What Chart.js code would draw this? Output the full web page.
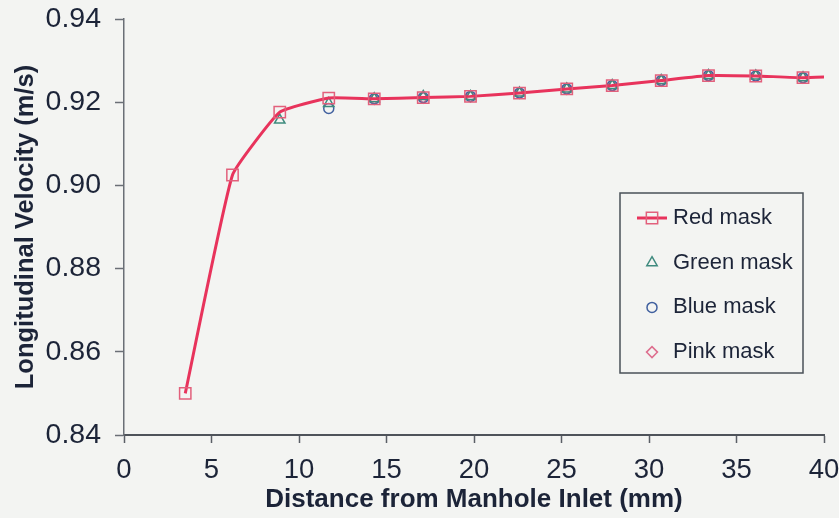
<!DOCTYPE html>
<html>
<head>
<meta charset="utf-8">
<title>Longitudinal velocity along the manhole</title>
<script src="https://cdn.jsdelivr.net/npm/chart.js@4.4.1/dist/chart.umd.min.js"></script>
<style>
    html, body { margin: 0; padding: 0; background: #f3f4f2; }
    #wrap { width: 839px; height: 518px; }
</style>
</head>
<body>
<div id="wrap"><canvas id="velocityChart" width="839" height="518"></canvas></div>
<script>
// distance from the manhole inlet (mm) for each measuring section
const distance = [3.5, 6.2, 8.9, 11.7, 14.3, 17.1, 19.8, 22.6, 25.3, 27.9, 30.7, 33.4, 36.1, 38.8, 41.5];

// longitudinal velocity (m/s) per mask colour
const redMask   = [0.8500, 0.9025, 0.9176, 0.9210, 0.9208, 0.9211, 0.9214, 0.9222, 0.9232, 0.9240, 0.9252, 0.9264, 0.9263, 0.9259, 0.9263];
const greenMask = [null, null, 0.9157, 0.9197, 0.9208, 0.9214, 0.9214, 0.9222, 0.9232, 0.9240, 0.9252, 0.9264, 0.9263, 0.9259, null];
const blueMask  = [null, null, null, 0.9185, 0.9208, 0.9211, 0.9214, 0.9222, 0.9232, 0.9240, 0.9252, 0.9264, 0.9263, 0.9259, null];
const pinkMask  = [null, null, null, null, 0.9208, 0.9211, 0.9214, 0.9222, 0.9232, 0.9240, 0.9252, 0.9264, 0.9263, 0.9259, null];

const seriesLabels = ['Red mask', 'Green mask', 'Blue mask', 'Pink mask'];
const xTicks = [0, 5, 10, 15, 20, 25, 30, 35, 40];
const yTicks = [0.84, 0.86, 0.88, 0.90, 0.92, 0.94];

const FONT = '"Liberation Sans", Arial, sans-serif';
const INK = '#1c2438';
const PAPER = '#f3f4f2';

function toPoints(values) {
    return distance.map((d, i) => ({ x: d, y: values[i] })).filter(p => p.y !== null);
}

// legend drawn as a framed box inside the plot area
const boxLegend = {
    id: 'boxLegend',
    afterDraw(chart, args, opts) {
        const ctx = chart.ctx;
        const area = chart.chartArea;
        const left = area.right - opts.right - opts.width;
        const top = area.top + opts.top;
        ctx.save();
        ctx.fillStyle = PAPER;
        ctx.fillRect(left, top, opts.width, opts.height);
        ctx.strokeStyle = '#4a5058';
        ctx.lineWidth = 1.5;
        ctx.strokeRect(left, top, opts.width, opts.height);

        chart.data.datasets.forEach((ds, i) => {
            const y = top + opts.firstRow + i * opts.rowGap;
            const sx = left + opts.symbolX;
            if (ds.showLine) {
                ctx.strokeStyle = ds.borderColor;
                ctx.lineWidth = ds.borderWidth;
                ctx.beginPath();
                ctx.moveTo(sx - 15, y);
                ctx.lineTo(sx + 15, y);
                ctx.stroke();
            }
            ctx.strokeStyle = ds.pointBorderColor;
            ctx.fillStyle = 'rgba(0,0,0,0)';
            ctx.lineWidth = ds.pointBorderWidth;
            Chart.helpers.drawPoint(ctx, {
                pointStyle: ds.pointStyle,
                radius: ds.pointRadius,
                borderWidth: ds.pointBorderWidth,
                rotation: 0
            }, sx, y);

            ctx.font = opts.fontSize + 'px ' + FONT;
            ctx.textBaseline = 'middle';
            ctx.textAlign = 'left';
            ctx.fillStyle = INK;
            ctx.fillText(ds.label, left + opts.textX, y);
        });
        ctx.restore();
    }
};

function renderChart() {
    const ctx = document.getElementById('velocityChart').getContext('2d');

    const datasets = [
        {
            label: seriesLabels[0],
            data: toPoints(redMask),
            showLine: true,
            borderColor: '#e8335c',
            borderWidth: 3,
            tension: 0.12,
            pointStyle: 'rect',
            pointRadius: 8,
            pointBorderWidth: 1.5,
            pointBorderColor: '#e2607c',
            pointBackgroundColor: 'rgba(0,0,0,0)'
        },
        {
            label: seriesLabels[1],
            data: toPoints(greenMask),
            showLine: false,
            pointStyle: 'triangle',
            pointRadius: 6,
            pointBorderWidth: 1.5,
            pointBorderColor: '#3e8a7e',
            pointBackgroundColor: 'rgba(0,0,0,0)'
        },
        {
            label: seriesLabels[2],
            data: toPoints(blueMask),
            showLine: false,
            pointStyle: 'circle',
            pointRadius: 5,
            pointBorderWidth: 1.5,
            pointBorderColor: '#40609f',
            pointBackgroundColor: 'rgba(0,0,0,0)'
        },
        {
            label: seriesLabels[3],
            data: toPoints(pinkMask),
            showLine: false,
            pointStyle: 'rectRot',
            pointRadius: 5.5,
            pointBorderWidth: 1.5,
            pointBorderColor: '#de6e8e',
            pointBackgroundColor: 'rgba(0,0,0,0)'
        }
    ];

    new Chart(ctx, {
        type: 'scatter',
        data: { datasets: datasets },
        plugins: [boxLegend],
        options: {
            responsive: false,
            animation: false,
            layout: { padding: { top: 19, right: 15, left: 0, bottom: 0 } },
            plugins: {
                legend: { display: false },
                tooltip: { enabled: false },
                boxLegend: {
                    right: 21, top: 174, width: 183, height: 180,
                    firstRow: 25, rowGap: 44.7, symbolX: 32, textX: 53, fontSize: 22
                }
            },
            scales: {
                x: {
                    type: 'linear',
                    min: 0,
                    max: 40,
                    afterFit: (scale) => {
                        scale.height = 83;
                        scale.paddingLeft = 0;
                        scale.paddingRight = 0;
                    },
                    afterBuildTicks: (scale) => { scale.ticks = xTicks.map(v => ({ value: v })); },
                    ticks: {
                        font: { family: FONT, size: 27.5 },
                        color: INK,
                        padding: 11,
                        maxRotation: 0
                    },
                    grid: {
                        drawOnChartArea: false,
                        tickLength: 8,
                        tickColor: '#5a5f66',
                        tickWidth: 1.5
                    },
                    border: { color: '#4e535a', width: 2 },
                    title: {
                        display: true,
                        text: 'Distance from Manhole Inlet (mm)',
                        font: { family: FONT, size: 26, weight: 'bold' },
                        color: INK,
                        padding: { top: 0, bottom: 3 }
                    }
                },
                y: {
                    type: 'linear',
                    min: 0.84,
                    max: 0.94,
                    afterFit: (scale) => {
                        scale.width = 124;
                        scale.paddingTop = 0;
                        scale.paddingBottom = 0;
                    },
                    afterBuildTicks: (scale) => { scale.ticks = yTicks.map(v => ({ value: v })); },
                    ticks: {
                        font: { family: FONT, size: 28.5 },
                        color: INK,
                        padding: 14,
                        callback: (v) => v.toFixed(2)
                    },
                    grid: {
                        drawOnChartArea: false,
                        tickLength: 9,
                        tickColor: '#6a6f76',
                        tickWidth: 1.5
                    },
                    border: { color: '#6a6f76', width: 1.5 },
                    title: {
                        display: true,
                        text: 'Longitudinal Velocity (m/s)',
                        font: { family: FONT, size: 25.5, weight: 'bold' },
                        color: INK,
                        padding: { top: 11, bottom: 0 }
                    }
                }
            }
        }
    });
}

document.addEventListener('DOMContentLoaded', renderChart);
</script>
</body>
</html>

◆ ◆ ◆ ◆ ◆ ◆ ◆

# EXERCISE TASK
Go through the material above and print all of it exactly, except the pictures.

# RESULT OF THE EXERCISE
What Chart.js code would draw this? Output the full web page.
<!DOCTYPE html>
<html>
<head>
<meta charset="utf-8">
<title>Longitudinal velocity along the manhole</title>
<script src="https://cdn.jsdelivr.net/npm/chart.js@4.4.1/dist/chart.umd.min.js"></script>
<style>
    html, body { margin: 0; padding: 0; background: #f3f4f2; }
    #wrap { width: 839px; height: 518px; }
</style>
</head>
<body>
<div id="wrap"><canvas id="velocityChart" width="839" height="518"></canvas></div>
<script>
// distance from the manhole inlet (mm) for each measuring section
const distance = [3.5, 6.2, 8.9, 11.7, 14.3, 17.1, 19.8, 22.6, 25.3, 27.9, 30.7, 33.4, 36.1, 38.8, 41.5];

// longitudinal velocity (m/s) per mask colour
const redMask   = [0.8500, 0.9025, 0.9176, 0.9210, 0.9208, 0.9211, 0.9214, 0.9222, 0.9232, 0.9240, 0.9252, 0.9264, 0.9263, 0.9259, 0.9263];
const greenMask = [null, null, 0.9157, 0.9197, 0.9208, 0.9214, 0.9214, 0.9222, 0.9232, 0.9240, 0.9252, 0.9264, 0.9263, 0.9259, null];
const blueMask  = [null, null, null, 0.9185, 0.9208, 0.9211, 0.9214, 0.9222, 0.9232, 0.9240, 0.9252, 0.9264, 0.9263, 0.9259, null];
const pinkMask  = [null, null, null, null, 0.9208, 0.9211, 0.9214, 0.9222, 0.9232, 0.9240, 0.9252, 0.9264, 0.9263, 0.9259, null];

const seriesLabels = ['Red mask', 'Green mask', 'Blue mask', 'Pink mask'];
const xTicks = [0, 5, 10, 15, 20, 25, 30, 35, 40];
const yTicks = [0.84, 0.86, 0.88, 0.90, 0.92, 0.94];

const FONT = '"Liberation Sans", Arial, sans-serif';
const INK = '#1c2438';
const PAPER = '#f3f4f2';

function toPoints(values) {
    return distance.map((d, i) => ({ x: d, y: values[i] })).filter(p => p.y !== null);
}

// legend drawn as a framed box inside the plot area
const boxLegend = {
    id: 'boxLegend',
    afterDraw(chart, args, opts) {
        const ctx = chart.ctx;
        const area = chart.chartArea;
        const left = area.right - opts.right - opts.width;
        const top = area.top + opts.top;
        ctx.save();
        ctx.fillStyle = PAPER;
        ctx.fillRect(left, top, opts.width, opts.height);
        ctx.strokeStyle = '#4a5058';
        ctx.lineWidth = 1.5;
        ctx.strokeRect(left, top, opts.width, opts.height);

        chart.data.datasets.forEach((ds, i) => {
            const y = top + opts.firstRow + i * opts.rowGap;
            const sx = left + opts.symbolX;
            if (ds.showLine) {
                ctx.strokeStyle = ds.borderColor;
                ctx.lineWidth = ds.borderWidth;
                ctx.beginPath();
                ctx.moveTo(sx - 15, y);
                ctx.lineTo(sx + 15, y);
                ctx.stroke();
            }
            ctx.strokeStyle = ds.pointBorderColor;
            ctx.fillStyle = 'rgba(0,0,0,0)';
            ctx.lineWidth = ds.pointBorderWidth;
            Chart.helpers.drawPoint(ctx, {
                pointStyle: ds.pointStyle,
                radius: ds.pointRadius,
                borderWidth: ds.pointBorderWidth,
                rotation: 0
            }, sx, y);

            ctx.font = opts.fontSize + 'px ' + FONT;
            ctx.textBaseline = 'middle';
            ctx.textAlign = 'left';
            ctx.fillStyle = INK;
            ctx.fillText(ds.label, left + opts.textX, y);
        });
        ctx.restore();
    }
};

function renderChart() {
    const ctx = document.getElementById('velocityChart').getContext('2d');

    const datasets = [
        {
            label: seriesLabels[0],
            data: toPoints(redMask),
            showLine: true,
            borderColor: '#e8335c',
            borderWidth: 3,
            tension: 0.12,
            pointStyle: 'rect',
            pointRadius: 8,
            pointBorderWidth: 1.5,
            pointBorderColor: '#e2607c',
            pointBackgroundColor: 'rgba(0,0,0,0)'
        },
        {
            label: seriesLabels[1],
            data: toPoints(greenMask),
            showLine: false,
            pointStyle: 'triangle',
            pointRadius: 6,
            pointBorderWidth: 1.5,
            pointBorderColor: '#3e8a7e',
            pointBackgroundColor: 'rgba(0,0,0,0)'
        },
        {
            label: seriesLabels[2],
            data: toPoints(blueMask),
            showLine: false,
            pointStyle: 'circle',
            pointRadius: 5,
            pointBorderWidth: 1.5,
            pointBorderColor: '#40609f',
            pointBackgroundColor: 'rgba(0,0,0,0)'
        },
        {
            label: seriesLabels[3],
            data: toPoints(pinkMask),
            showLine: false,
            pointStyle: 'rectRot',
            pointRadius: 5.5,
            pointBorderWidth: 1.5,
            pointBorderColor: '#de6e8e',
            pointBackgroundColor: 'rgba(0,0,0,0)'
        }
    ];

    new Chart(ctx, {
        type: 'scatter',
        data: { datasets: datasets },
        plugins: [boxLegend],
        options: {
            responsive: false,
            animation: false,
            layout: { padding: { top: 19, right: 15, left: 0, bottom: 0 } },
            plugins: {
                legend: { display: false },
                tooltip: { enabled: false },
                boxLegend: {
                    right: 21, top: 174, width: 183, height: 180,
                    firstRow: 25, rowGap: 44.7, symbolX: 32, textX: 53, fontSize: 22
                }
            },
            scales: {
                x: {
                    type: 'linear',
                    min: 0,
                    max: 40,
                    afterFit: (scale) => {
                        scale.height = 83;
                        scale.paddingLeft = 0;
                        scale.paddingRight = 0;
                    },
                    afterBuildTicks: (scale) => { scale.ticks = xTicks.map(v => ({ value: v })); },
                    ticks: {
                        font: { family: FONT, size: 27.5 },
                        color: INK,
                        padding: 11,
                        maxRotation: 0
                    },
                    grid: {
                        drawOnChartArea: false,
                        tickLength: 8,
                        tickColor: '#5a5f66',
                        tickWidth: 1.5
                    },
                    border: { color: '#4e535a', width: 2 },
                    title: {
                        display: true,
                        text: 'Distance from Manhole Inlet (mm)',
                        font: { family: FONT, size: 26, weight: 'bold' },
                        color: INK,
                        padding: { top: 0, bottom: 3 }
                    }
                },
                y: {
                    type: 'linear',
                    min: 0.84,
                    max: 0.94,
                    afterFit: (scale) => {
                        scale.width = 124;
                        scale.paddingTop = 0;
                        scale.paddingBottom = 0;
                    },
                    afterBuildTicks: (scale) => { scale.ticks = yTicks.map(v => ({ value: v })); },
                    ticks: {
                        font: { family: FONT, size: 28.5 },
                        color: INK,
                        padding: 14,
                        callback: (v) => v.toFixed(2)
                    },
                    grid: {
                        drawOnChartArea: false,
                        tickLength: 9,
                        tickColor: '#6a6f76',
                        tickWidth: 1.5
                    },
                    border: { color: '#6a6f76', width: 1.5 },
                    title: {
                        display: true,
                        text: 'Longitudinal Velocity (m/s)',
                        font: { family: FONT, size: 25.5, weight: 'bold' },
                        color: INK,
                        padding: { top: 11, bottom: 0 }
                    }
                }
            }
        }
    });
}

document.addEventListener('DOMContentLoaded', renderChart);
</script>
</body>
</html>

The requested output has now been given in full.